Earlier in my career, I was honoured to work regularly with Jeff Stanfield, the inspector and advisor of Geography for Hampshire.  He always used to talk about building in time for Floating Topicality within the curriculum.  This has become one of the Priory Geography policies.  So, with a number of events happening in the United States over half term, I decided that a little diversion was needed for all year groups.  All classes are being taught this lesson. 

  • For Year 9 it serves as a GCSE taster lesson.
  • For Year 10 the lesson beings home the importance of general geographical ‘place’ (caps and bays) knowledge and serves as a useful case study for hazards.  We will return to this at the appropriate time in the curriculum.
  • For Year 11, in the build up the their SDME paper, it’s an opportunity to develop the vital skill of critical evaluation of data, as well as serving as a case study of a climatic hazard.
  • Fear Years 7 and 8, we explore a geographical issue within the vehicle of a geographical enquiry.
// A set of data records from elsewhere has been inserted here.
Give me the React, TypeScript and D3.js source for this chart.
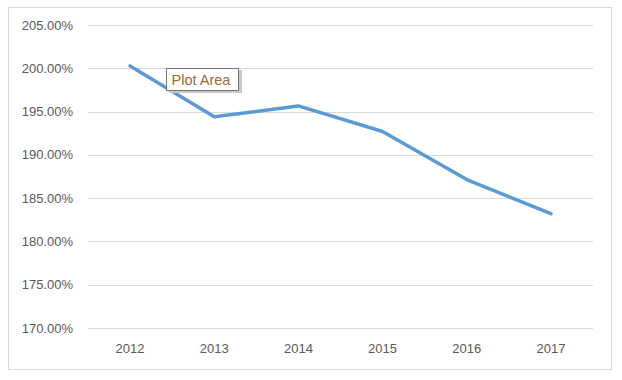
import React from "react";
import * as d3 from "d3";

const years = ["2012", "2013", "2014", "2015", "2016", "2017"];
const values = [200.27, 194.4, 195.65, 192.7, 187.15, 183.2];
const yTicks = [170, 175, 180, 185, 190, 195, 200, 205];
const tooltipText = "Plot Area";

const W = 622;
const H = 380;
const FONT = "'Liberation Sans', Arial, sans-serif";

export default function App() {
  const x = d3.scaleBand<string>().domain(years).range([88, 593]);
  const y = d3.scaleLinear().domain([170, 205]).range([328, 25]);
  const line = d3
    .line<number>()
    .x((_, i) => (x(years[i]) as number) + x.bandwidth() / 2)
    .y((d) => y(d));

  return (
    <svg
      width={W}
      height={H}
      style={{ position: "absolute", left: 0, top: 0, background: "#fff" }}
    >
      <rect x={8.5} y={7.5} width={603} height={362} fill="#fff" stroke="#d9d9d9" strokeWidth={1} />
      {yTicks.map((t) => (
        <g key={t}>
          <line x1={88} x2={593} y1={Math.round(y(t)) + 0.5} y2={Math.round(y(t)) + 0.5} stroke="#d9d9d9" strokeWidth={1} />
          <text
            x={73}
            y={y(t)}
            dy="0.35em"
            textAnchor="end"
            fontFamily={FONT}
            fontSize={13}
            fill="#595959"
          >
            {d3.format(".2f")(t) + "%"}
          </text>
        </g>
      ))}
      {years.map((yr) => (
        <text
          key={yr}
          x={(x(yr) as number) + x.bandwidth() / 2}
          y={348}
          dy="0.35em"
          textAnchor="middle"
          fontFamily={FONT}
          fontSize={13}
          fill="#595959"
        >
          {yr}
        </text>
      ))}
      <path
        d={line(values) || ""}
        fill="none"
        stroke="#5b9bd5"
        strokeWidth={3.5}
        strokeLinejoin="round"
        strokeLinecap="round"
      />
      <g>
        <rect x={169} y={70} width={73} height={23} fill="#c8c8c8" />
        <rect x={166.5} y={68.5} width={72} height={22} fill="#fff" stroke="#767676" strokeWidth={1} />
        <text x={171.5} y={80} dy="0.35em" fontFamily={FONT} fontSize={14.5} fill="#9b6a3c">
          {tooltipText}
        </text>
      </g>
    </svg>
  );
}
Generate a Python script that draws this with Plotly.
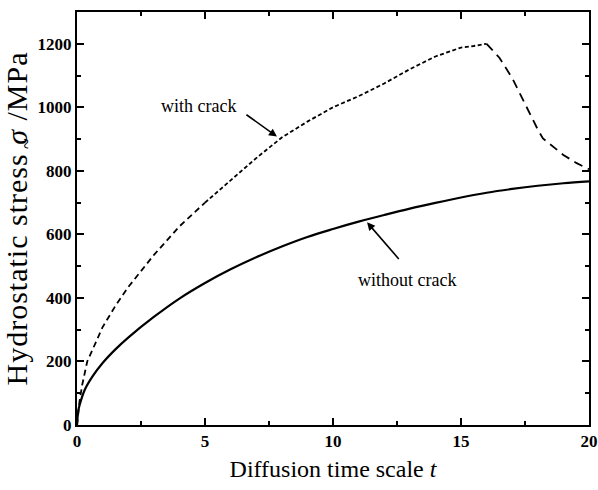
import plotly.graph_objects as go

# Hydrostatic stress vs. diffusion time, without crack (solid)
t_nocrack = [0, 0.05, 0.1, 0.3, 0.6, 1, 1.5, 2, 3, 4, 5, 6, 7, 8, 9, 10,
             11, 12, 13, 14, 15, 16, 17, 18, 19, 20]
s_nocrack = [0, 45, 62, 110, 152, 195, 238, 275, 340, 398, 447, 490, 528, 562,
             592, 617, 640, 661, 681, 699, 716, 731, 743, 753, 761, 767]

# With crack (dashed), split into three stretches with different dash spacing
t_crack_early = [0, 0.1, 0.2, 0.35, 0.4, 1, 1.5, 2, 3, 4, 5]
s_crack_early = [0, 75, 125, 190, 200, 308, 375, 434, 535, 625, 700]
t_crack_mid = [5, 6, 7, 8, 9, 10, 11, 12, 13, 14, 15, 15.5, 16]
s_crack_mid = [700, 770, 840, 905, 955, 1000, 1035, 1075, 1120, 1160, 1188, 1193, 1200]
t_crack_late = [16, 16.5, 17, 17.5, 18, 18.2, 19, 19.5, 20]
s_crack_late = [1200, 1156, 1092, 1010, 930, 902, 850, 825, 805]

x_ticks = [0, 5, 10, 15, 20]
y_ticks = [0, 200, 400, 600, 800, 1000, 1200]

SERIF = "Liberation Serif, Times New Roman, serif"

fig = go.Figure()
fig.add_trace(go.Scatter(x=t_nocrack, y=s_nocrack, mode="lines",
                         line=dict(color="black", width=2.2, shape="spline")))
fig.add_trace(go.Scatter(x=t_crack_early, y=s_crack_early, mode="lines",
                         line=dict(color="black", width=1.8, dash="6px,4px")))
fig.add_trace(go.Scatter(x=t_crack_mid, y=s_crack_mid, mode="lines",
                         line=dict(color="black", width=1.8, dash="4px,2.5px")))
fig.add_trace(go.Scatter(x=t_crack_late, y=s_crack_late, mode="lines",
                         line=dict(color="black", width=1.8, dash="9px,6px")))

# Labels with arrows
fig.add_annotation(x=4.73, y=1005, text="with crack", showarrow=False,
                   font=dict(family=SERIF, size=18, color="black"))
fig.add_annotation(x=7.81, y=908, ax=6.56, ay=980, axref="x", ayref="y",
                   text="", showarrow=True, arrowhead=2, arrowsize=1,
                   arrowwidth=1.6, arrowcolor="black")
fig.add_annotation(x=12.89, y=456, text="without crack", showarrow=False,
                   font=dict(family=SERIF, size=18, color="black"))
fig.add_annotation(x=11.33, y=638, ax=12.62, ay=518, axref="x", ayref="y",
                   text="", showarrow=True, arrowhead=2, arrowsize=1,
                   arrowwidth=1.6, arrowcolor="black")

# Tilde accent over the sigma in the rotated y-axis title
fig.add_annotation(xref="paper", yref="paper", x=-0.124, y=0.70, text="~",
                   showarrow=False, textangle=-90,
                   font=dict(family=SERIF, size=20, color="black"))

axis_common = dict(showline=True, linecolor="black", linewidth=2, mirror="ticks",
                   ticks="inside", ticklen=7, tickwidth=2, tickcolor="black",
                   showgrid=False, zeroline=False, automargin=False,
                   tickfont=dict(family=SERIF, size=17, color="black", weight="bold"))

fig.update_xaxes(range=[0, 20], tickvals=x_ticks, ticktext=[str(v) for v in x_ticks],
                 minor=dict(ticks="inside", dtick=2.5, ticklen=4, tickwidth=1.5,
                            tickcolor="black", showgrid=False),
                 title=dict(text="Diffusion time scale <i>t</i>",
                            font=dict(family=SERIF, size=24, color="black"), standoff=10),
                 **axis_common)
fig.update_yaxes(range=[0, 1300], tickvals=y_ticks, ticktext=[str(v) for v in y_ticks],
                 minor=dict(ticks="inside", dtick=100, ticklen=4, tickwidth=1.5,
                            tickcolor="black", showgrid=False),
                 title=dict(text='<span style="letter-spacing:1px">Hydrostatic stress <i>σ</i> /MPa</span>',
                            font=dict(family=SERIF, size=30, color="black"), standoff=2),
                 **axis_common)

fig.update_layout(width=598, height=490, showlegend=False,
                  margin=dict(l=77, r=9, t=12, b=65),
                  plot_bgcolor="white", paper_bgcolor="white")

fig.write_html("out.html")
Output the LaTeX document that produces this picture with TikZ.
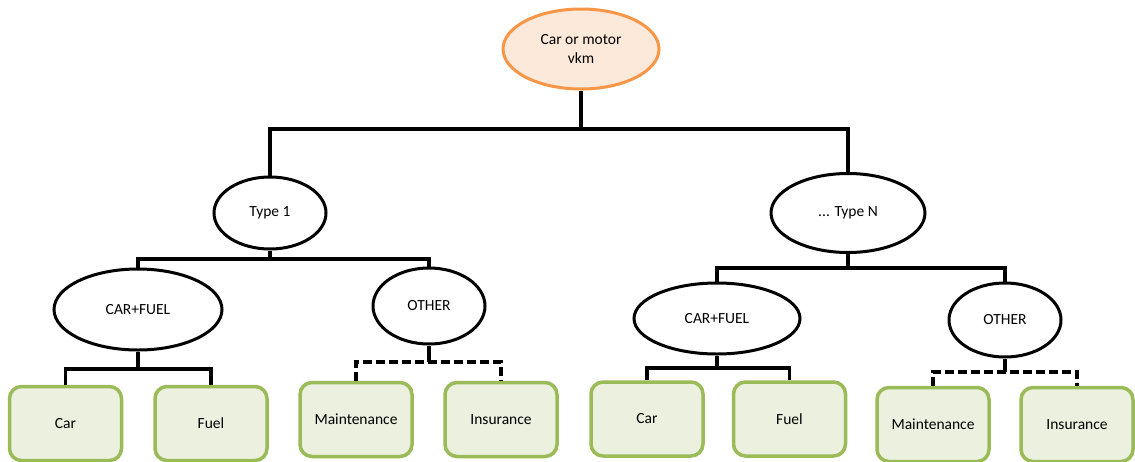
\documentclass[tikz,border=0pt]{standalone}
\usepackage{fontspec}
\setmainfont{Carlito}
\usetikzlibrary{shapes.geometric}
\definecolor{rootfill}{HTML}{FDE9D9}
\definecolor{rootline}{HTML}{F79646}
\definecolor{leaffill}{HTML}{EBF1DE}
\definecolor{leafline}{HTML}{9BBB59}
\tikzset{
  oval/.style 2 args={ellipse, draw=black, line width=3pt, fill=white, inner sep=0pt,
    minimum width=#1pt, minimum height=#2pt, font=\fontsize{15.5}{19}\selectfont},
  rootoval/.style={oval={156}{80}, draw=rootline, fill=rootfill, align=center},
  leaf/.style={rectangle, rounded corners=12pt, draw=leafline, fill=leaffill, line width=3.5pt,
    minimum width=112pt, minimum height=74pt, inner sep=0pt, font=\fontsize{15.5}{19}\selectfont},
  link/.style={line width=3.2pt, line join=miter},
  optlink/.style={link, dash pattern=on 9pt off 4pt},
}
\begin{document}
\begin{tikzpicture}[x=1pt, y=-1pt]
\useasboundingbox (0,0) rectangle (1135,461);

% root
\node[rootoval] (top) at (581,49) {Car or motor\\vkm};

% vehicle types
\node[oval={112}{72}] (t1) at (270,213) {Type 1};
\node[oval={154}{79}] (tN) at (848,213) {... Type N};

% cost groups
\node[oval={168}{81}] (cf1) at (138,309.5) {CAR+FUEL};
\node[oval={112}{76}] (ot1) at (429,306) {OTHER};
\node[oval={166}{71}] (cf2) at (717,318.5) {CAR+FUEL};
\node[oval={112}{74}] (ot2) at (1005,320) {OTHER};

% cost items
\node[leaf] (car1) at (65.5,423.5) {Car};
\node[leaf] (fuel1) at (211,423.5) {Fuel};
\node[leaf] (mnt1) at (356,419.5) {Maintenance};
\node[leaf] (ins1) at (501,419.5) {Insurance};
\node[leaf] (car2) at (647,419) {Car};
\node[leaf] (fuel2) at (789.5,419) {Fuel};
\node[leaf] (mnt2) at (933,424.5) {Maintenance};
\node[leaf] (ins2) at (1077,424.5) {Insurance};

% bar levels
\coordinate (b0) at (0,129);
\coordinate (b1) at (0,259);
\coordinate (bN) at (0,268);
\coordinate (bc1) at (0,369);
\coordinate (bo1) at (0,362);
\coordinate (bc2) at (0,368);
\coordinate (bo2) at (0,372);

% connectors
\draw[link] (top.south) -- (top.south |- b0);
\draw[link] (t1.north) -- (t1.north |- b0) -- (tN.north |- b0) -- (tN.north);

\draw[link] (t1.south) -- (t1.south |- b1);
\draw[link] (cf1.north) -- (cf1.north |- b1) -- (ot1.north |- b1) -- (ot1.north);

\draw[link] (tN.south) -- (tN.south |- bN);
\draw[link] (cf2.north) -- (cf2.north |- bN) -- (ot2.north |- bN) -- (ot2.north);

\draw[link] (cf1.south) -- (cf1.south |- bc1);
\draw[link] (car1.north) -- (car1.north |- bc1) -- (fuel1.north |- bc1) -- (fuel1.north);

\draw[link] (cf2.south) -- (cf2.south |- bc2);
\draw[link] (car2.north) -- (car2.north |- bc2) -- (fuel2.north |- bc2) -- (fuel2.north);

\draw[link] (ot1.south) -- (ot1.south |- bo1);
\draw[optlink] (mnt1.north) -- (mnt1.north |- bo1) -- (ins1.north |- bo1) -- (ins1.north);

\draw[link] (ot2.south) -- (ot2.south |- bo2);
\draw[optlink] (mnt2.north) -- (mnt2.north |- bo2) -- (ins2.north |- bo2) -- (ins2.north);
\end{tikzpicture}
\end{document}
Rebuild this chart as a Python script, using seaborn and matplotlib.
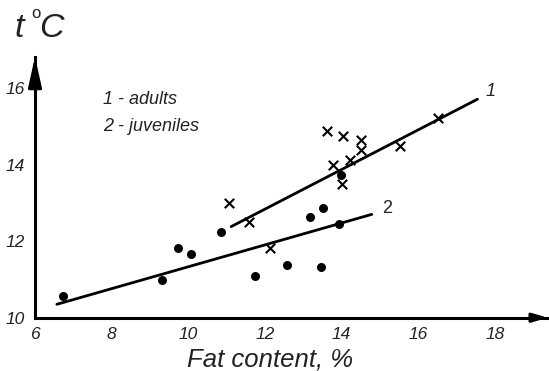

The important thing is that there are far too many resources for a whole lesson, and it’s up to the excellent team at Priory Geography to select the most appropriate for their classes.

The guidance given:

Floating Topicality Lesson.

Barrack to the Future – what does it take to be President of the United States?

Resources –

· Barak to the future PPT (you may wish to have individual copies of some slides for students to annotate, these are identified in the notes.

· Google Earth KML files and Google Earth

Suggested activities (be selective depending on the ability of the group)

Starter: Display the Wordle of Obama’s Acceptance Speech. Ask students to identify whose speech it is and to write down the main messages. Next, watch the highlight of the speech on YouTube. Are the class happy that Obama won? Why?

Map detectives! Display the election results map. Students to write a prediction of who won the election based on map evidence. Don’t reveal the meaning of the colours, remind students to prove their prediction. Which colour was Barrack? Reveal the whole map. Can anyone suggest the pattern? Are there any questions that the class have about it?

Next consider the electrical college map. Is this a fair system? Think, Pair, Share. What could explain the pattern? Next display the population choropleth. What do they think of the system now? Get students to suggest how the Electoral College system works and assess its fairness and link to population.

Consider the image on the next style. Allow students to make predictions about what these people are up to. Encourage students to write down questions – what do they need to find out?

The next image shows Barrack in the FEMA control centre helping to make preparations before Super Storm Sandy Hit. Don’t let students know this, but see if they can use the additional information and their own knowledge to spot the link. Next, repeat the speech / Wordle exercise above. What is the President talking about?

Next, play the audio clip and ask students to write down answers to the questions. At this point, use the Google Earth KML files to locate the storm and key areas such as New Jersey.

Allow students to write how they would feel if they owned some of the houses in the next image. Write their responses.

To wrap up the lesson, get the students to predict what would be happening in the locations 5 days after the storm. Play this BBC news clip. Is it what they expected in the richest country on Earth?